** begin INFORMATION PROVIDED **
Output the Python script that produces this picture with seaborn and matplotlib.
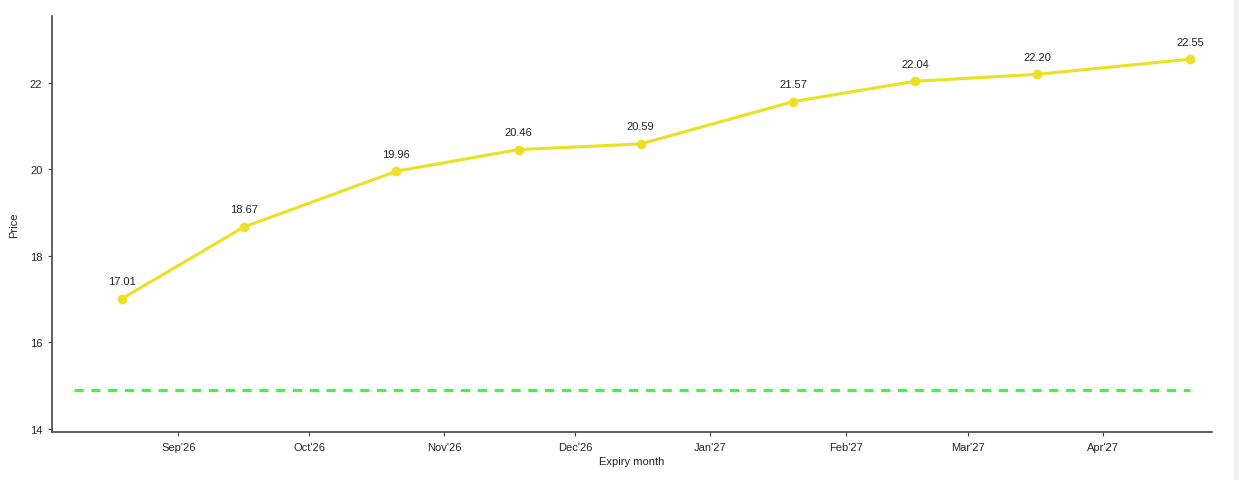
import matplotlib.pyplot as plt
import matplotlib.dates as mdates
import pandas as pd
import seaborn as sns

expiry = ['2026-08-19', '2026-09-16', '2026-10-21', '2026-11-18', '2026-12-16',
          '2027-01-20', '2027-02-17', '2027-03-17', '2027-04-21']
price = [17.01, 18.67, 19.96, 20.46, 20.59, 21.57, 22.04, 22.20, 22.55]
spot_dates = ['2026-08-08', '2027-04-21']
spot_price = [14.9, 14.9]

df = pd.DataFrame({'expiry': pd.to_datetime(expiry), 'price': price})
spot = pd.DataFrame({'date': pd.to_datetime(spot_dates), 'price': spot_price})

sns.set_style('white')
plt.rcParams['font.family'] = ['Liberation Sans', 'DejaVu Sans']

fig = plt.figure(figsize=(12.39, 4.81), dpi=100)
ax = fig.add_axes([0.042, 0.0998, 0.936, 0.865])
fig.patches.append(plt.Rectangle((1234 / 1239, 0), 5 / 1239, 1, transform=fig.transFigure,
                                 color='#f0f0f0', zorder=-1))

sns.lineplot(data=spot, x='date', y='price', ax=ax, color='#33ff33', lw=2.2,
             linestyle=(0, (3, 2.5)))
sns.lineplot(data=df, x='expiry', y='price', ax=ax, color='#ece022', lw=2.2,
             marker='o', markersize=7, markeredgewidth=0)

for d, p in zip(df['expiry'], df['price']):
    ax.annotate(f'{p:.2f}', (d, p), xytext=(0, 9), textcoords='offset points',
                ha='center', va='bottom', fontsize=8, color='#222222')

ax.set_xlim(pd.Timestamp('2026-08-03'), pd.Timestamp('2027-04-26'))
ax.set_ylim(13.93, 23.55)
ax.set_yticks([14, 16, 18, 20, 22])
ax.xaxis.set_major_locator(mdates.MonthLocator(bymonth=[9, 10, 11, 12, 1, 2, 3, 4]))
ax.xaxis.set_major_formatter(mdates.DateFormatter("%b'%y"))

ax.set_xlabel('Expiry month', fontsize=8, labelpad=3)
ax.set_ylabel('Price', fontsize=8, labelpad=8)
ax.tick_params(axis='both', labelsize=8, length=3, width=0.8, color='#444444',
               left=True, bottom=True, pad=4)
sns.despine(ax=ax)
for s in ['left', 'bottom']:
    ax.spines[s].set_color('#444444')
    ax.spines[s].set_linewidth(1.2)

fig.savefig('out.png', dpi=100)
** end INFORMATION PROVIDED **
(WHAT YOU HAVE TO DO)
Reproduce the material above from its first line through the line containing "plt.rcParams['font.family'] = ['Liberation", both ends included, and skip every picture.

(WRITTEN RESPONSE)
Output the Python script that produces this picture with seaborn and matplotlib.
import matplotlib.pyplot as plt
import matplotlib.dates as mdates
import pandas as pd
import seaborn as sns

expiry = ['2026-08-19', '2026-09-16', '2026-10-21', '2026-11-18', '2026-12-16',
          '2027-01-20', '2027-02-17', '2027-03-17', '2027-04-21']
price = [17.01, 18.67, 19.96, 20.46, 20.59, 21.57, 22.04, 22.20, 22.55]
spot_dates = ['2026-08-08', '2027-04-21']
spot_price = [14.9, 14.9]

df = pd.DataFrame({'expiry': pd.to_datetime(expiry), 'price': price})
spot = pd.DataFrame({'date': pd.to_datetime(spot_dates), 'price': spot_price})

sns.set_style('white')
plt.rcParams['font.family'] = ['Liberation Sans', 'DejaVu Sans']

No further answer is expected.